Tirania de minorias

05 de Dezembro de 2011
Nylton Gomes Batista

Nylton Gomes Batista

Armam-se quiproquós, em São Paulo e em Belo Horizonte, em torno de dois assuntos diferentes, ambos relacionados aos direitos de cada cidadão. Confessando-se incompetente para garantir a segurança pública diante do avanço da criminalidade com várias faces, entre as quais assaltos e homicídios, praticados de cima de motocicletas, o governo paulista está à beira de tornar lei projeto já aprovado pela Assembleia Legislativa. É a proibição da garupa nas motocicletas, que volta à carga, desta vez, em cidades com população a partir de um milhão de habitantes. Perde o cidadão honesto, trabalhador, uma vez mais contra a bandidagem, atrevida e fortificada à sombra de leis e dispositivos francamente desfavoráveis aos princípios da cidadania, neste caso especificamente, ao direito de ir e vir.

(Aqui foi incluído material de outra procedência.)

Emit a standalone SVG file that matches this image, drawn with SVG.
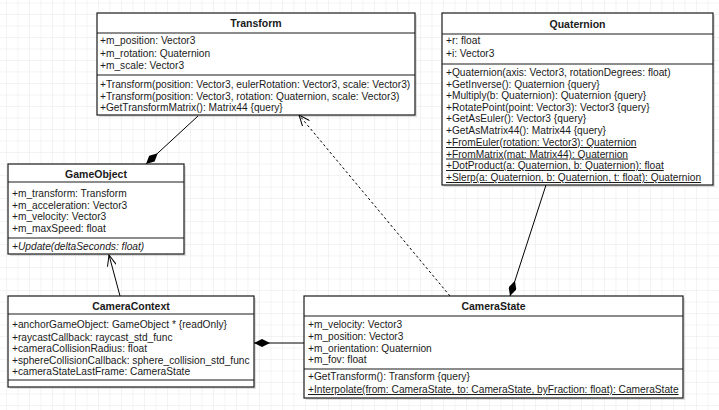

Em razão do perigo que oferece, rejeito a motocicleta como veículo e desaconselho sua aquisição, se consultado. Entretanto, há que respeitar o direito de tê-lo e usá-lo, em sua plenitude, desde que respeitado o Código de Trânsito Brasileiro-CTB. Perigoso, sim, por suas condições desfavoráveis e em mãos imperitas, mas não perde sua utilidade como meio de transporte. E se meia dúzia faz dele mau uso, que o braço do Estado a alcance e puna, de acordo com a lei. A totalidade dos cidadãos não deve pagar pelos erros de meia dúzia!

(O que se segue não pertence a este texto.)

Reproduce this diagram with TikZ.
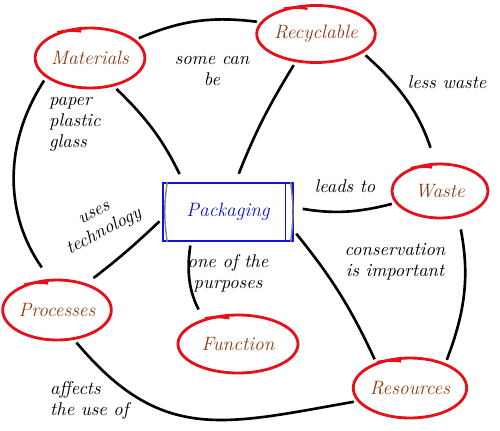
\documentclass[tikz,border=0pt]{standalone}
\usetikzlibrary{shapes.geometric}
\definecolor{ringred}{RGB}{232,16,24}
\definecolor{namebrown}{RGB}{140,58,20}
\definecolor{boxblue}{RGB}{16,16,224}
\begin{document}
\begin{tikzpicture}[x=0.02cm,y=-0.02cm,font=\itshape\fontsize{10.5}{12}\selectfont,
  concept/.style={ellipse,draw=ringred,line width=1.6pt,inner sep=0pt,text=namebrown,font=\itshape\fontsize{11}{13}\selectfont},
  link/.style={line width=1.5pt,shorten <=2pt,shorten >=2pt},
  note/.style={align=center}]
  \useasboundingbox (0,0) rectangle (500,430);

  \node[concept,minimum width=2.08cm,minimum height=1.2cm] (mat) at (90,58) {Materials};
  \node[concept,minimum width=2.24cm,minimum height=1.14cm] (rec) at (316,34) {Recyclable};
  \node[concept,minimum width=1.92cm,minimum height=1.08cm] (was) at (440,191) {Waste};
  \node[concept,minimum width=2.08cm,minimum height=1.2cm] (pro) at (57,310) {Processes};
  \node[concept,minimum width=2.4cm,minimum height=1.16cm] (fun) at (238,344) {Function};
  \node[concept,minimum width=2.2cm,minimum height=1.2cm] (res) at (410,388) {Resources};
  \node[draw=boxblue,line width=1.2pt,minimum width=2.6cm,minimum height=1.16cm,text=boxblue,
    font=\itshape\fontsize{11}{13}\selectfont] (pkg) at (228,212) {Packaging};

  \foreach \n in {mat,rec,was,pro,fun,res}
    \draw[ringred,line width=1.4pt] (\n.142) to[bend left=10] ([yshift=-2.5pt]\n.106);

  \draw[gray,line width=0.8pt] ([xshift=3pt]pkg.north west) to[bend right=8] ([xshift=3pt]pkg.south west);
  \draw[gray,line width=0.8pt] ([xshift=-2pt]pkg.north east) to[bend left=8] ([xshift=-2pt]pkg.south east);
  \draw[boxblue,line width=0.8pt] ([xshift=-5pt]pkg.north east) -- ([xshift=-5pt]pkg.south east);

  \node[note] (can) at (212,71) {some can\\be};
  \node[note] (les) at (447,82) {less waste};
  \node[note] (lea) at (345,186) {leads to};
  \node[note] (con) at (395,262) {conservation\\is important};
  \node[note] (one) at (228,273) {one of the\\purposes};
  \node[note,rotate=28] (tec) at (100,224) {uses\\technology};
  \node[align=left,anchor=west] (aff) at (44,400) {affects\\the use of};
  \node[align=left,anchor=west] (pap) at (43,124) {paper\\plastic\\glass};

  \draw[link] (mat.22) to[bend left=15] (rec.168);
  \draw[link,shorten >=5pt] (mat.-50) to[bend left=10] (pkg.146);
  \draw[link,shorten >=8pt] (mat.204) to[bend right=34] (pro.103);
  \draw[link,shorten >=5pt] (rec.234) to[bend right=5] (pkg.76);
  \draw[link,shorten >=9pt] (rec.-22) to[bend left=15] (was.99);
  \draw[link,shorten <=5pt] (pkg.4) to[bend right=12] (was.195);
  \draw[link,shorten <=7pt] (was.-55) to[bend left=16] (res.35);
  \draw[link] (pkg.-16) to[bend left=7] (res.143);
  \draw[link,shorten >=5pt] (pkg.186) to[bend left=3] (pro.42);
  \draw[link,shorten >=6pt] (pkg.219) to[bend right=18] (fun.144);
  \draw[link] (pro.-60) to[out=-50,in=190,looseness=1.2] (res.194);
\end{tikzpicture}
\end{document}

Cá, em Belo Horizonte, acirram-se discussões em torno de projeto de lei que pretende coibir com mais rigidez a poluição sonora noturna, gerada a partir de bares e similares, em número tão grande que sugere à cidade o nada honroso título de capital dos botecos. Quem é ou está no ramo se sente prejudicado, porque as exigências poderão redundar em perdas no negócio. E é aí que mora a incompreensão, pois não se pretende o fechamento desses estabelecimentos, cujo faturamento se destaca à noite, quando a grande maioria da população dorme. A verdade é que boa parte desses empresários não quer perder a mamata da calçada, tornada extensão do estabelecimento, em apropriação indébita feita ao direito de o pedestre por ali transitar. Do lado oposto, quer-se apenas que eles funcionem de forma a não prejudicar o sono dos que querem e precisam dormir, em hora para tal. Para que isso aconteça, o movimento tem que se restringir ao interior do estabelecimento, devidamente dotado de revestimento acústico, evitando-se assim que o som ali produzido não reverbere para a vizinhança.

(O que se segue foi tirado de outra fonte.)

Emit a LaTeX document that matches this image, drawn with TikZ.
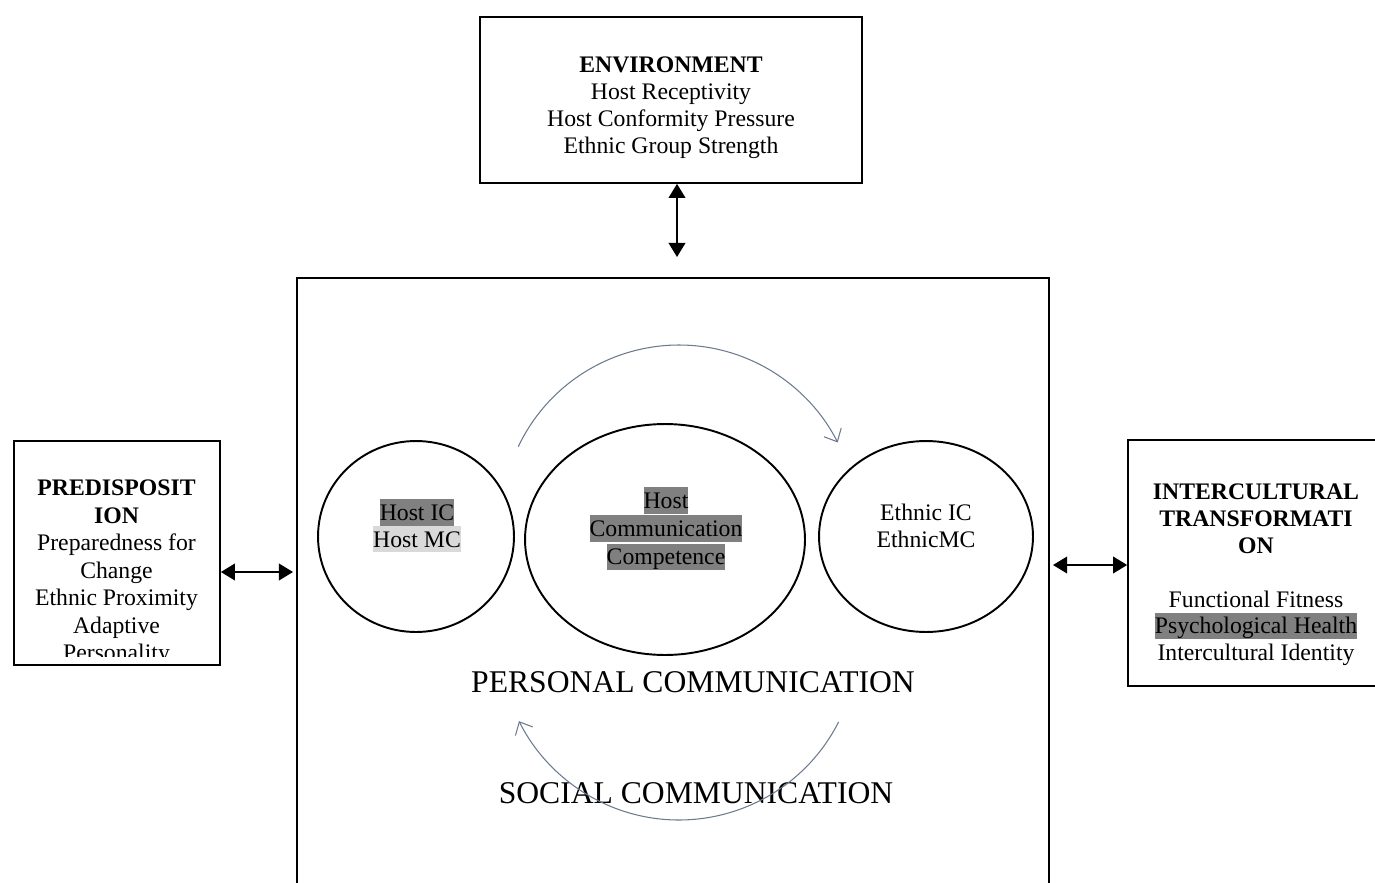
\documentclass[tikz,border=0pt]{standalone}
\usepackage{fontspec}
\setmainfont{Liberation Serif}
\usetikzlibrary{arrows.meta,shapes.geometric}

\definecolor{arcgray}{RGB}{108,122,142}
\definecolor{hldark}{RGB}{128,128,128}
\definecolor{hllight}{RGB}{217,217,217}

% line strut matching a word-processor highlight band
\newcommand\lnstrut{\rule[-0.216em]{0pt}{1.107em}}
\newcommand\hlbox[2]{{\setlength{\fboxsep}{0pt}\colorbox{#1}{\lnstrut#2}}}

\begin{document}
\begin{tikzpicture}[x=0.02cm,y=-0.02cm,
  boxnode/.style={draw, line width=1pt, rectangle, inner sep=0pt},
  ringnode/.style={draw, line width=1.1pt, ellipse, inner sep=0pt},
  bodytext/.style={font=\fontsize{13.5}{15.3}\selectfont, align=center, inner sep=0pt, anchor=north},
  widetext/.style={bodytext, font=\fontsize{13.5}{15.7}\selectfont},
  bigtext/.style={font=\fontsize{18}{21}\selectfont, inner sep=0pt, anchor=base},
  linkarrow/.style={{Triangle[length=8pt,width=9.5pt]}-{Triangle[length=8pt,width=9.5pt]}, line width=0.9pt},
  cyclearrow/.style={-{Straight Barb[length=6pt,width=11pt]}, draw=arcgray, line width=0.6pt}]

\useasboundingbox (0,0) rectangle (1375,882);

% outer boxes
\node[boxnode, minimum width=7.64cm, minimum height=3.32cm] (env) at (671,100) {};
\node[boxnode, minimum width=4.12cm, minimum height=4.48cm] (pred) at (117,553) {};
\node[boxnode, minimum width=5.02cm, minimum height=4.92cm] (trans) at (1253.5,563) {};
\node[boxnode, minimum width=15.04cm, minimum height=12.44cm] (comm) at (673,589) {};

% communication competence rings
\node[ringnode, minimum width=3.92cm, minimum height=3.82cm] (hostc) at (416,536.5) {};
\node[ringnode, minimum width=5.6cm, minimum height=4.62cm] (compc) at (665,539.5) {};
\node[ringnode, minimum width=4.28cm, minimum height=3.82cm] (ethc) at (926,536.5) {};

% box texts
\node[bodytext] (envtxt) at (671,51.5)
  {\lnstrut\textbf{ENVIRONMENT}\\Host Receptivity\\Host Conformity Pressure\\Ethnic Group Strength};

\begin{scope}
  \clip (14,441) rectangle (220,656);
  \node[widetext] (predtxt) at (116.5,474)
    {\lnstrut\textbf{PREDISPOSIT}\\\textbf{ION}\\Preparedness for\\Change\\Ethnic Proximity\\Adaptive\\Personality};
\end{scope}

\node[bodytext] (transtxt) at (1256,478)
  {\lnstrut\textbf{INTERCULTURAL}\\\textbf{TRANSFORMATI}\\\textbf{ON}\\[15.3pt]Functional Fitness\\\hlbox{hldark}{Psychological Health}\\Intercultural Identity};

% ring texts
\node[bodytext] (hosttxt) at (417,499) {\hlbox{hldark}{Host IC}\\\hlbox{hllight}{Host MC}};
\node[widetext, font=\fontsize{13.5}{16}\selectfont] (comptxt) at (666,487)
  {\hlbox{hldark}{Host}\\\hlbox{hldark}{Communication}\\\hlbox{hldark}{Competence}};
\node[bodytext] (ethtxt) at (926,499) {\lnstrut Ethnic IC\\EthnicMC};

\node[bigtext] (personal) at (693,692.3) {PERSONAL COMMUNICATION};
\node[bigtext] (social) at (696,803) {SOCIAL COMMUNICATION};

% two-way links
\coordinate (envend) at (677,257);
\draw[linkarrow] (env.south -| envend) -- (envend);
\coordinate (predend) at (293,572);
\draw[linkarrow] (pred.east |- predend) -- (predend);
\coordinate (transstart) at (1053,565);
\draw[linkarrow] (transstart) -- (trans.west |- transstart);

% cycle arrows
\coordinate (topc) at (679,523);
\draw[cyclearrow] ([shift={(154.6:3.56cm)}]topc) arc[start angle=154.6, end angle=26.9, radius=3.56cm];
\coordinate (botc) at (679,641);
\draw[cyclearrow] ([shift={(-26.9:3.58cm)}]botc) arc[start angle=-26.9, end angle=-153.4, radius=3.58cm];

\end{tikzpicture}
\end{document}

– Ah! mas, assim eu vou à falência – argumentam alguns. Ora, se não tem condições de respeitar o direito alheio, que mude de ramo. Ditado antigo e grosso, também mal educado, precisa ser lembrado para que prevaleçam os direitos da maioria: “quem não tem bunda não se senta!”

Diferentemente de outros países, onde a civilização se aprimora com base na harmonia entre o direito coletivo e os direitos individuais, aqui estamos diante de paradoxo: a cada passo dado, para o que seria civilização ideal, mais se aproxima da selvageria com predominância da indisciplina, imposição da vontade de minorias e violência. Há sempre uma minoria a se impor ou a ostentar pretensões a isso. E, dentro da maioria confusa desconhece-se, por exemplo, o direito de exigir o cumprimento da lei, também relegada a simples registro em papel (e ou em arquivos virtuais) sem que seja posta em prática pelas autoridades competentes.

Assim é que no concernente à produção de som excessivo, o Código de Trânsito Brasileiro-CTB é violado diuturnamente com o chamado som automotivo, sem que as autoridades movam uma palha para coibi-la. O CTB diz Art. 228 - Usar no veículo equipamento com som em volume ou frequência que não sejam autorizados pelo CONTRAN: Infração - grave; Penalidade - multa; Medida administrativa - retenção do veículo para regularização. Art. 229 - Usar indevidamente no veículo aparelho de alarme ou que produza sons e ruído que perturbem o sossego público, em desacordo com normas fixadas pelo CONTRAN: Infração - média; Penalidade - multa e apreensão do veículo; Medida administrativa - remoção do veículo. E, no país dos paradoxos e incoerências veem-se o CONTRAN, DENATRAN, detrans e “outrostrans” permitir, aceitar, tolerar (talvez, até autorizar) a instalação de tais parafernálias, quando se saber não haver necessidade de aparelho, além do rádio e/ou toca CD, para uso de quem está dentro no veículo. Os abusos chegam ao absurdo da instalação de alarmes (Art. 229) próprios das viaturas policiais e ambulâncias.

O que é preciso para que se faça cumprir a lei? Tamo na mão de calango!